Una de las cosas que más admiro en los niños es la limpieza de su mirada. Y algo que me entristece, profundamente, es la constatación de que, conforme pasan los años, pierden esa inocencia a una menor edad.

Nuestra sociedad vive empeñada en hacer crecer a los niños demasiado deprisa. Y, quienes creemos que cada etapa de la vida tiene sus peculiaridades, y que todas han de ser vividas en plenitud, sin pausas ni prisas, contemplamos con espanto esa forzada aceleración. Porque está comprobado que, para que un adulto tenga una organización mental y emocional sólida, ha de haber discurrido, antes, por esas etapas intermedias que son la infancia, la adolescencia y la juventud. Cada uno de esos periodos vienen acompañados de vivencias y enseñanzas que nos van completando como seres humanos. Y, aunque es imposible llegar a la adultez con un conocimiento total de la vida, sí es cierto que hay más probabilidades de ser un adulto maduro si, anteriormente, se ha completado el recorrido vital sin tomar ningún atajo.

Pero, tampoco, hay que perder de vista que la vida es un continuo aprendizaje. Y que, por tanto, el aprendizaje no concluye con la llegada a la etapa adulta. Porque, cuando uno escucha, con atención, a los más mayores, se da cuenta de que hay que vivir una vida entera para saber, de verdad, algo de la propia vida. Y digo bien: algo. Porque hay quien, tristemente, llega al final del camino sin haber asido ni una micra de las esencias de la existencia.
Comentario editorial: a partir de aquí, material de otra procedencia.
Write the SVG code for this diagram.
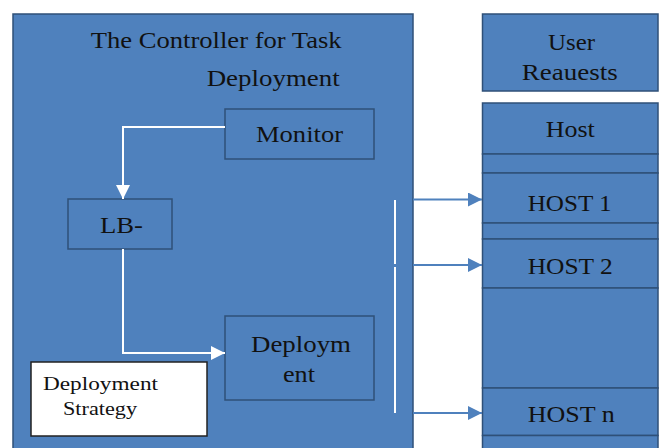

La paradoja de nuestra vida es que la claridad en la mirada de un niño solo es comparable a la de un anciano que ha sabido exprimirle toda la sustancia a sus días. Por eso, a veces, pienso en que el recorrido vital es circular, y que el punto de partida coincide, exactamente, con el de llegada. Porque la mirada límpida que tenemos como niños se nos va enmarañando, por mil y una razones, a poco que crecemos, observamos, coexistimos, interaccionamos o subsistimos. Y solo la experiencia de un buen puñado de décadas puede desprendernos de lo superfluo para que acabemos fijándonos, de nuevo, y casi exclusivamente, en lo fundamental.

La pena, como digo, es que a los niños de nuestra época se les ensucia la mirada anticipadamente. Y que, cuando se quieran dar cuenta, serán unos pobre viejitos que no habrán sido capaces de degustar el jugo de la vida, tal y como hicieron sus padres y abuelos.